Thursday, November 18, 2010

The Benefits of Smiling! :-)

Benefits of Smiling

We could all do with a bit of cheering up every now and then, so with research suggesting that all we need to do is smile, we look at how a simple facial expression could help lighten your mood.

Why it's good to smile
There’s nothing quite like a winsome smile for perking you up, as well as those around you.
Smiling, laughing, and positive thinking have been shown to have a huge number of health benefits to both mind and body.
Stress has been linked to a number of health problems, including heart disease, Type 2 diabetes, high blood pressure and obesity.
  • When you laugh, your body releases endorphins. These are brain chemicals known as neurotransmitters, which make us feel happy. They are also a natural pain and stress reliever.
  • Laughing reduces levels of cortisol, the stress hormone, and gives us a quick burst of energy.
  • A good laugh can be beneficial to the lungs, boost immunity, and could even burn off calories.
  • Smiley, happy people are thought to have more friends and be more successful, by appearing more confident and approachable.

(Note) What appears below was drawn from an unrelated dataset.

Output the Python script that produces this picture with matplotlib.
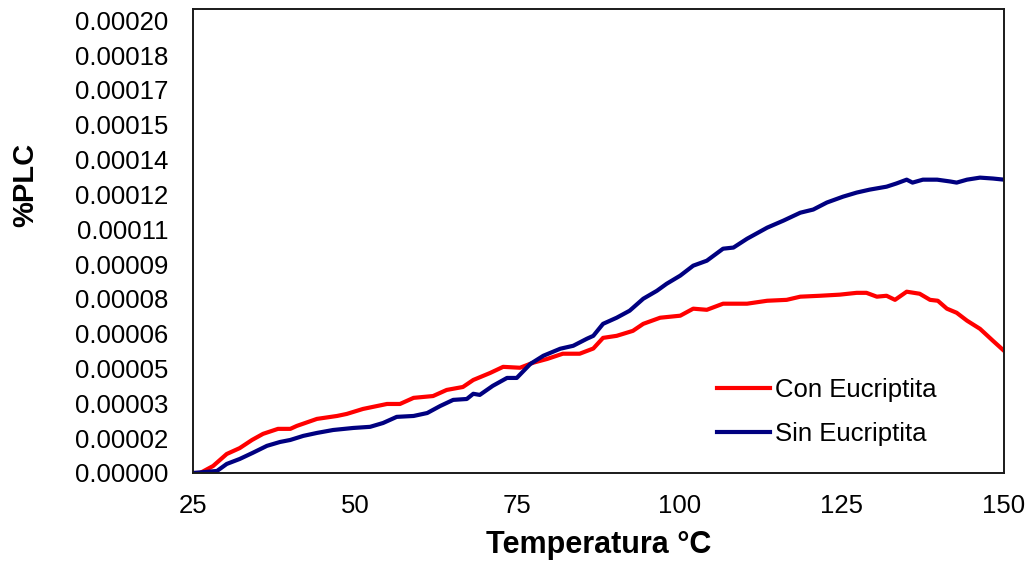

The science behind a smile
You may think that people smile because they are happy, but scientific research suggests otherwise.
'Simply using the same muscles as smiling will put you in a happier mood,' explains Dr Michael Lewis, psychologist at Cardiff University. 'That’s because use of those muscles is part of how the brain evaluates mood.'
Charles Darwin was one of the first to suggest our expressions may actually intensify our feelings. This theory is known as the ‘feedback loop’ or ‘facial feedback hypothesis’.

A smiling expression feeds back into how we experience mood, therefore making us feel happier or a joke seem funnier.
Professor Fritz Strack, along with Leonard L Martin and Sabine Stepper, investigated this theory and published a study in 1988. This revealed that people who used their smiling muscles when presented with cartoons found them more amusing than people who didn’t. Separate studies have shown that people suffering from facial paralysis, and without the ability to smile, have been found to suffer more from depression

Medical reason for not smiling
A small number of people suffer from Moebius Syndrome, which means that they are physically unable to smile. The condition affects the nerves that help us smile, frown, blink and perform other facial expressions.

Can smiling relieve stress?
Mark Stibich, PhD, a consultant at Columbia University, and contributor to a Guide to Longevity at, believes smiling may also act as a stress relief. 'When you’re stressed a number of things happen to your body,' explains Stibich. 'Your pulse rate shoots up, your digestive system shuts down, and your blood sugar levels increase. "But two things also happen that you have voluntary control over – your breathing becomes shallower and faster and facial expressions kick in.'If you can slow your breathing down and change your expression, you may be able to turn around the stress cascade.'

Did you know?
A genuine smile is known as a ‘Duchenne smile’ after the French physician Guillanne Duchenn.
This involves smiling with the mouth and crinkling around the corners of your eyes.
A polite functional smile is known as a ‘Pan American smile’, and involves stretching the mouth, but doesn’t use the eyes.

How to put a smile on your face
  • Spend time with friends and family who are most likely to cheer you up.
  • Think about how blessed you are and thankful to be alive
  • Contact someone who is positive and makes you smile
  • Relax or eat your favorite foods
  • Take time out and watch a film or a TV show you find funny.
  • Even when you don’t feel like it, try and force yourself to smile – you may find that a forced smile becomes genuine.
  • Reflect on happy memories by looking through photographs


  1. Love this about Smiling! Did you know it takes 17 muscles to smile, and 43 muscles to frown?! Smile people -- if nothing else, it's less work!

  2. Didn't know that!! Thanks for sharing!!